Whether he truly died shivering from a malarial fever under a wet jungle tree, or whether he successfully lived out his days disguised as a quiet, praying sadhu, we will probably never know. His disappearance frustrated the British Empire until the very day they finally left India in nineteen forty seven. By vanishing completely without a trace, Nana Saheb achieved a very strange kind of immortality. He transformed from a defeated rebel leader into an eternal, ghostly legend of the Indian resistance.
If you think you have remembered everything about this topic take this QUIZ
Who exactly was Nana Saheb?
He was the adopted son of the exiled Maratha Peshwa Baji Rao II, and he became one of the primary leaders of the 1857 Indian rebellion against the British East India Company.
Why did he rebel against the British?
He rebelled because the British Governor General used the Doctrine of Lapse to cancel his royal title and stop his massive royal pension simply because he was an adopted son.

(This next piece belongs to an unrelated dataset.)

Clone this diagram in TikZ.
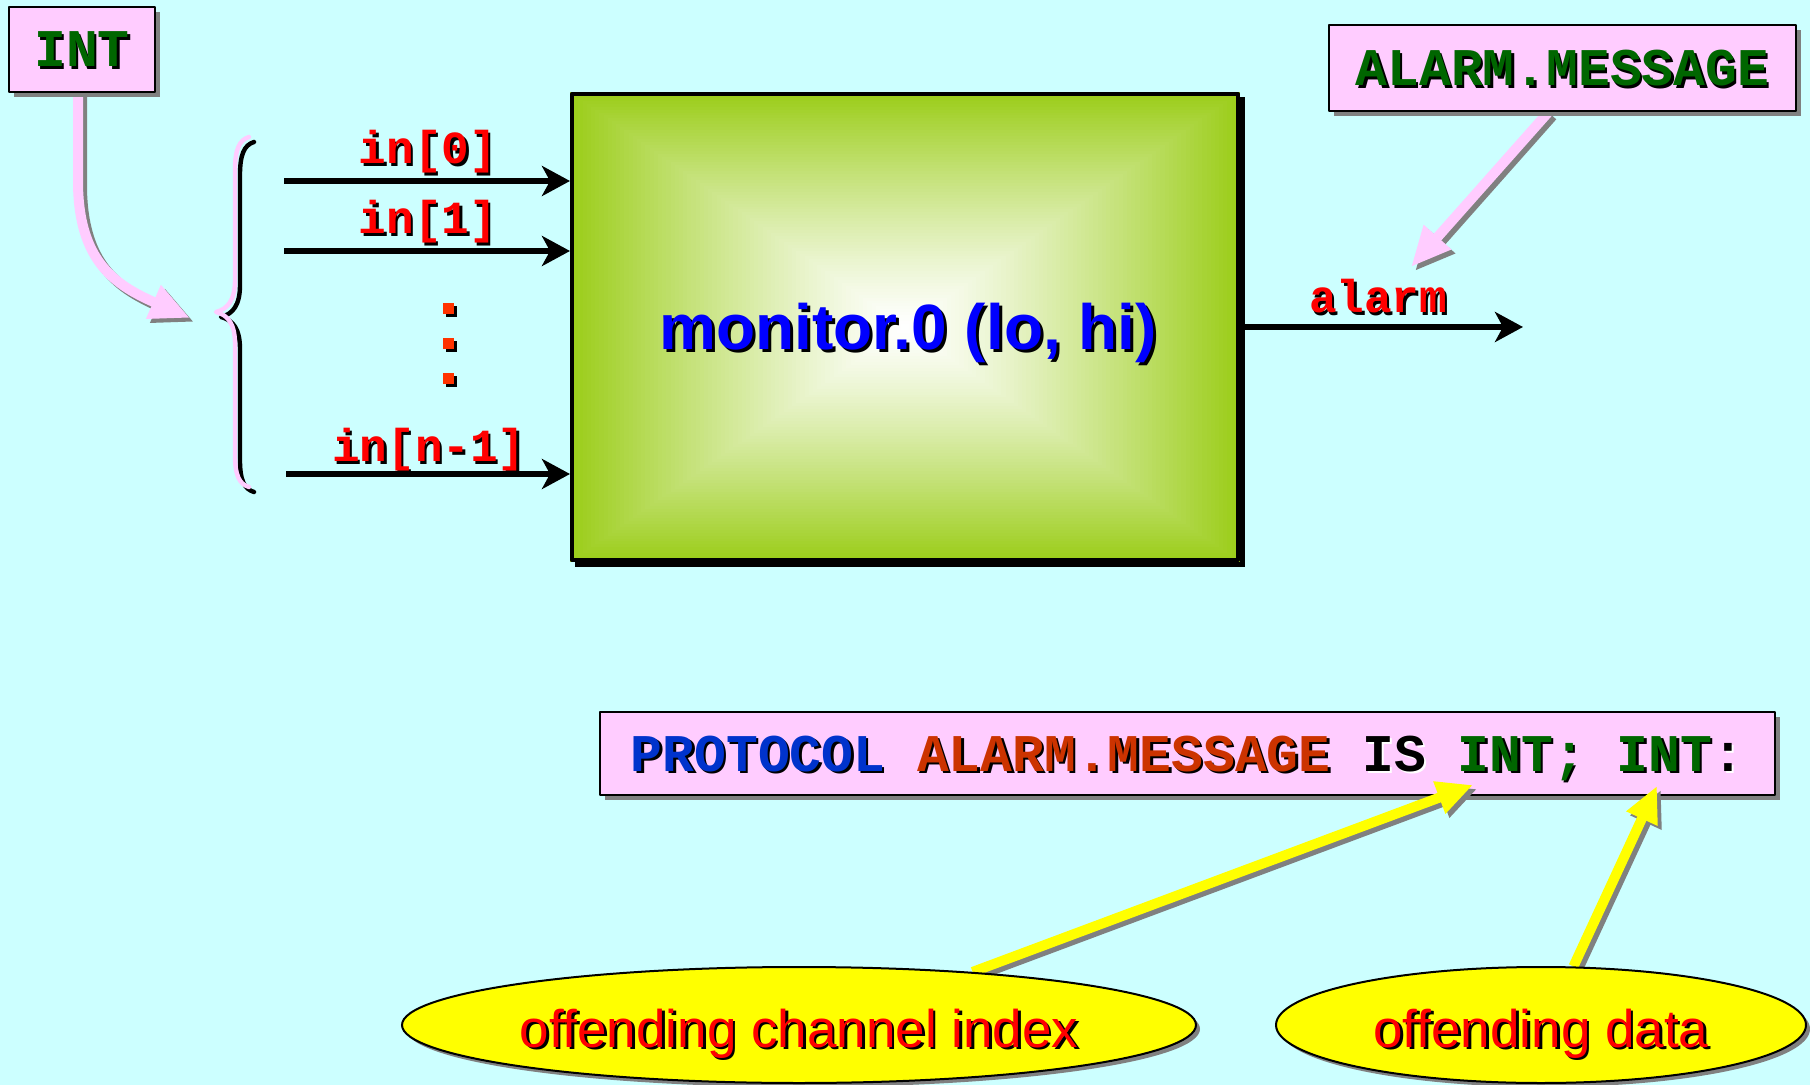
\documentclass[tikz,border=0pt]{standalone}
\usepackage{fontspec}
\setmainfont{Liberation Sans}
\newfontfamily\codefont{Liberation Mono}
\usetikzlibrary{arrows.meta,shapes.geometric,shadows}
\pgfdeclarelayer{under}
\pgfdeclarelayer{top}
\pgfsetlayers{under,main,top}

\definecolor{bgcyan}{RGB}{204,255,255}
\definecolor{boxpink}{RGB}{255,204,255}
\definecolor{shadowgray}{RGB}{128,128,128}
\definecolor{codegreen}{RGB}{0,102,0}
\definecolor{labelred}{RGB}{255,0,0}
\definecolor{dotred}{RGB}{255,51,0}
\definecolor{monblue}{RGB}{0,0,255}
\definecolor{kwblue}{RGB}{0,51,204}
\definecolor{namered}{RGB}{204,51,0}
\definecolor{boxgreen}{RGB}{155,205,25}
\definecolor{calloutyellow}{RGB}{255,255,0}

% text with a hard drop shadow: [offset]{text colour}{shadow colour}{text}
\newcommand\shtext[4][1.2pt]{\rlap{\kern#1\raisebox{-#1}{\color{#3}#4}}{\color{#2}#4}}

\begin{document}
\begin{tikzpicture}[x=0.5pt,y=-0.5pt,line join=round,
  tagbox/.style={rectangle, draw=black, line width=1pt, fill=boxpink, inner sep=0pt,
    text depth=0pt, font=\codefont\bfseries\fontsize{26.5}{32}\selectfont,
    general shadow={fill=shadowgray, shadow xshift=2.5pt, shadow yshift=-2.5pt}},
  codelabel/.style={anchor=base, inner sep=0pt, font=\codefont\bfseries\fontsize{23}{28}\selectfont},
  inarrow/.style={draw=black, line width=2.6pt, -{Stealth[length=14pt,width=15pt,inset=4pt]}},
  fatarrow/.style={line width=5pt, -{Triangle[length=20pt,width=17pt]}},
  yarrow/.style={line width=5pt, -{Triangle[length=18pt,width=16pt]}},
  dropped/.style={draw=shadowgray, transform canvas={shift={(2pt,-2pt)}}},
  callout/.style={ellipse, draw=black, line width=1pt, fill=calloutyellow, inner sep=0pt,
    minimum height=58pt, general shadow={fill=shadowgray, shadow xshift=2pt, shadow yshift=-2pt}},
  callouttext/.style={anchor=base, inner sep=0pt, font=\fontsize{26.5}{32}\selectfont}
]
\begin{pgfonlayer}{under}
  \fill[bgcyan] (0,0) rectangle (1810,1085);
\end{pgfonlayer}
\useasboundingbox (0,0) rectangle (1810,1085);

% monitor process: black drop shadow, rectangular gradient, frame
\fill[black] (575,97) rectangle (1245,567);
\foreach \i in {0,...,79}{
  \pgfmathsetmacro\s{1-\i/80}
  \pgfmathsetmacro\p{100*\s^1.25}
  \pgfmathsetmacro\hw{335*\s}
  \pgfmathsetmacro\hh{235*\s}
  \fill[boxgreen!\p!white] (905-\hw,327-\hh) rectangle (905+\hw,327+\hh);
}
\node[draw=black, line width=2pt, minimum width=333pt, minimum height=233pt, inner sep=0pt] (mon) at (905,327) {};
\node[anchor=base, inner sep=0pt, font=\bfseries\fontsize{32}{38}\selectfont] (montext) at (908,350)
  {\shtext[1.5pt]{monblue}{black}{monitor.0 (lo, hi)}};

% type tags
\node[tagbox, minimum width=73pt, minimum height=42.5pt] (intb) at (82,49.5) {\shtext{codegreen}{black}{INT}};
\node[tagbox, minimum width=233.5pt, minimum height=43pt] (am) at (1562.5,68) {\shtext{codegreen}{black}{ALARM.MESSAGE}};
\node[tagbox, minimum width=587.5pt, minimum height=41.5pt] (proto) at (1187.5,753.5)
  {\shtext{kwblue}{black}{PROTOCOL} \shtext{namered}{black}{ALARM.MESSAGE} \shtext{black}{white}{IS} \shtext{codegreen}{black}{INT;} \shtext{codegreen}{black}{INT}\shtext{black}{white}{:}};

% input channels
\coordinate (s0) at (284,181);
\coordinate (s1) at (284,251);
\coordinate (s2) at (286,474);
\draw[inarrow] (s0) -- (s0 -| mon.west);
\draw[inarrow] (s1) -- (s1 -| mon.west);
\draw[inarrow] (s2) -- (s2 -| mon.west);
\node[codelabel] (l0) at (428,164) {\shtext{labelred}{black}{in[0]}};
\node[codelabel] (l1) at (428,234) {\shtext{labelred}{black}{in[1]}};
\node[codelabel] (l2) at (429,462) {\shtext{labelred}{black}{in[n-1]}};
\foreach \y in {309,344,379}{
  \fill[black] (446,\y-3) rectangle ++(11,11);
  \fill[dotred] (443,\y-6) rectangle ++(11,11);
}

% output channel
\coordinate (aend) at (1523,327);
\draw[inarrow] (mon.east) -- (aend);
\node[codelabel] (alab) at (1378,313) {\shtext{labelred}{black}{alarm}};

% brace grouping the inputs
\foreach \c/\d in {black/2.5pt, boxpink/0pt}{
  \draw[\c, line width=2.2pt, line cap=round, transform canvas={shift={(\d,-\d)}}]
    (249,137) .. controls (239,140) and (235,150) .. (235,170) -- (235,280)
    .. controls (235,300) and (228,309) .. (216,312)
    .. controls (228,315) and (235,324) .. (235,344) -- (235,455)
    .. controls (235,475) and (239,484) .. (249,487);
}

% pink pointers from the type tags
\coordinate (intin) at (190,318);
\coordinate (atip) at (1411,267);
\begin{pgfonlayer}{under}
  \draw[fatarrow, dropped] ([xshift=-2pt]intb.south) -- ++(0,88) .. controls +(0,80) and (115,285) .. (intin);
  \draw[fatarrow, draw=boxpink] ([xshift=-2pt]intb.south) -- ++(0,88) .. controls +(0,80) and (115,285) .. (intin);
  \draw[fatarrow, dropped] ([xshift=-7pt]am.south) -- (atip);
  \draw[fatarrow, draw=boxpink] ([xshift=-7pt]am.south) -- (atip);
\end{pgfonlayer}

% callouts
\begin{pgfonlayer}{top}
  \node[callout, minimum width=397pt] (e1) at (799,1025) {};
  \node[callout, minimum width=265pt] (e2) at (1541,1025) {};
  \node[callouttext] (c1) at (799,1047) {\shtext[1.3pt]{labelred}{black}{offending channel index}};
  \node[callouttext] (c2) at (1541,1047) {\shtext[1.3pt]{labelred}{black}{offending data}};
\end{pgfonlayer}
\coordinate (t1) at (1473,785);
\coordinate (t2) at (1657,786);
\draw[yarrow, dropped] (e1.17) -- (t1);
\draw[yarrow, draw=calloutyellow] (e1.17) -- (t1);
\draw[yarrow, dropped] (e2.61) -- (t2);
\draw[yarrow, draw=calloutyellow] (e2.61) -- (t2);
\end{tikzpicture}
\end{document}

Where did he flee after losing the battle of Kanpur?
After his defeat, he fled north with his family and treasure, crossing the border into the incredibly dense and dangerous Terai jungles of Nepal.
Did the King of Nepal help him?
No, the powerful Prime Minister of Nepal, Jung Bahadur Rana, refused to give him military aid or proper asylum, instead forcing him to stay in the deadly, malaria-infested jungles.
Was his dead body ever found by the British?
No, his body was never found. While the Nepalese claimed he died of a fever in 1859, the British never found physical proof and continued hunting for him for decades.